In time, Cao Cao would see the error of his ways and return to Yan province, where his army would fight ferociously with Lü Bu. During one evening, Cao Cao’s soldiers destroyed a series of outposts that Lü Bu had set up nearby Puyang. Though Cao Cao succeeded in burning the eastern gate of Puyang itself, his forces were heavily defeated by Lü Bu while trying to capture the city. Cao Cao himself was almost caught and slain by Lü Bu’s men, but luckily, Cao Cao was able to rebuild his forces and defeat Lü Bu at Dingtao.

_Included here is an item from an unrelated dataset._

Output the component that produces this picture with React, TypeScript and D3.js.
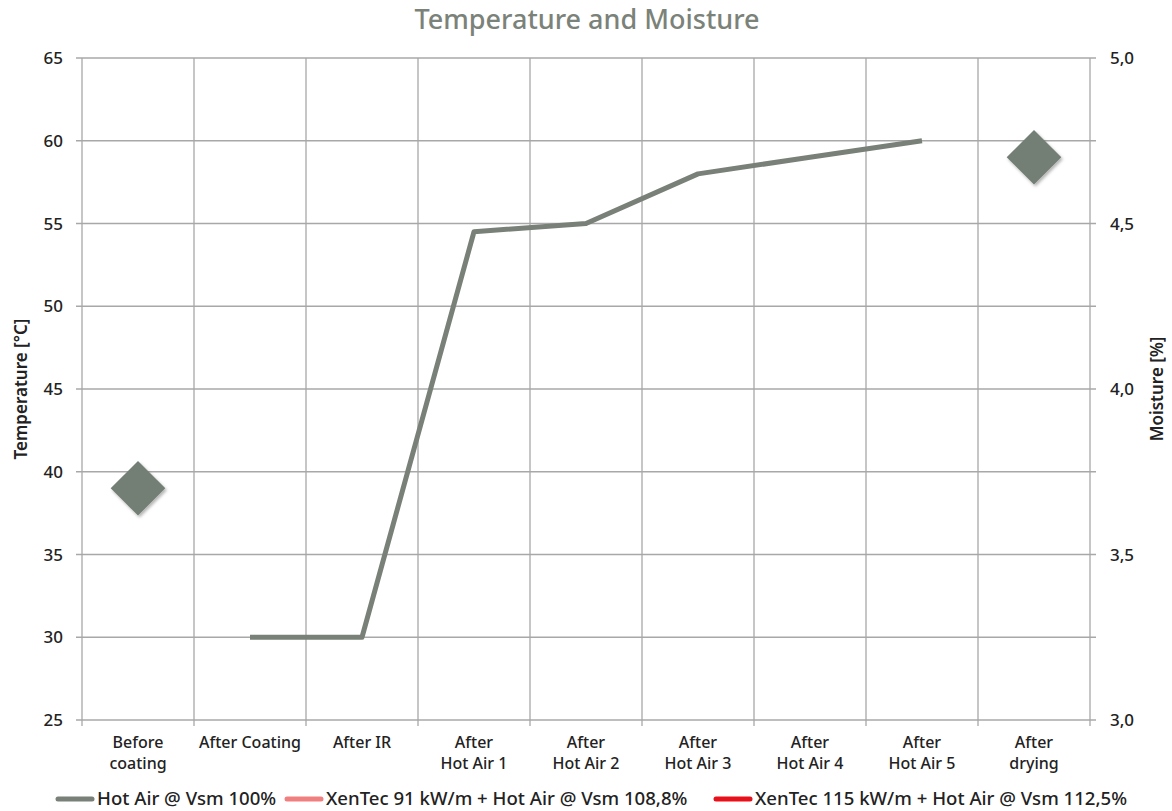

Lü Bu, driven from Yan after much fighting, was now forced to seek residence with Liu Bei, the lord of Xu province. Lü Bu was not content to be Liu Bei’s subordinate though. When Yuan Shu invaded Liu Bei’s lands, Lü Bu struck at Liu Bei’s city of Xia Pi. A discontented officer named Xu Dan admitted Lü Bu into the city, and when Liu Bei’s army was crushed decisively by Yuan Shu, Liu Bei at length decided to grant Lü Bu all of Xu province. Liu Bei now nominally served as Lü Bu’s vassal.
One night, an officer of Lü Bu’s named Hao Meng started an insurrection in Xia Pi. Lü Bu was forced to flee the city in his night robes and come to the camp of Gao Shun. Fortunately for Lü Bu, Hao Meng’s rebellion was quickly suppressed.
Lü Bu’s daughter was offered by Lü Bu to Yuan Shu’s son, and an alliance was agreed upon. When Yuan Shu tried to attack Liu Bei again, Lü Bu mediated between the two forces. At one time, Lü Bu betrayed Yuan Shu by executing an envoy of his named Han Yin. Yuan Shu, infuriated, tried to conquer Xu province once more. Lü Bu incited Han Xian and Yang Feng to defect from Yuan Shu. As a result, Yuan Shu’s invasion failed miserably.
Liu Bei allied with Cao Cao against Lü Bu, but their forces were defeated by Lü Bu’s general Gao Shun. Cao Cao now personally commanded his troops against Lü Bu. Winning multiple battles, Cao Cao eventually took over everything in Xu except for Xiapi city. Diverting the Si and Yi rivers to crash against Xiapi, Cao Cao’s men forced Lü Bu into desperate straits. In order to keep his men sober, Lü Bu prohibited alcohol consumption in Xiapi. Three of Lü Bu’s commanders, Hou Cheng, Song Xian and Wei Xu, however, resented this edict. The rebel triumvirate captured Chen Gong and Gao Shun (Lü Bu’s best officers), and surrendered to Cao Cao. Finally, Lü Bu capitulated as well. Although Lü Bu beseeched Cao Cao to spare his life, Cao Cao and Liu Bei by now had enough of Lü Bu’s treachery.
In AD 198, Lü Bu was executed. Sometimes described as similar to a ‘wild wolf cub,’ Lü Bu had acted erratically in making alliances and had made too many adversaries during his lifetime. His kingdom in Xu fell as quickly as it had risen because of this.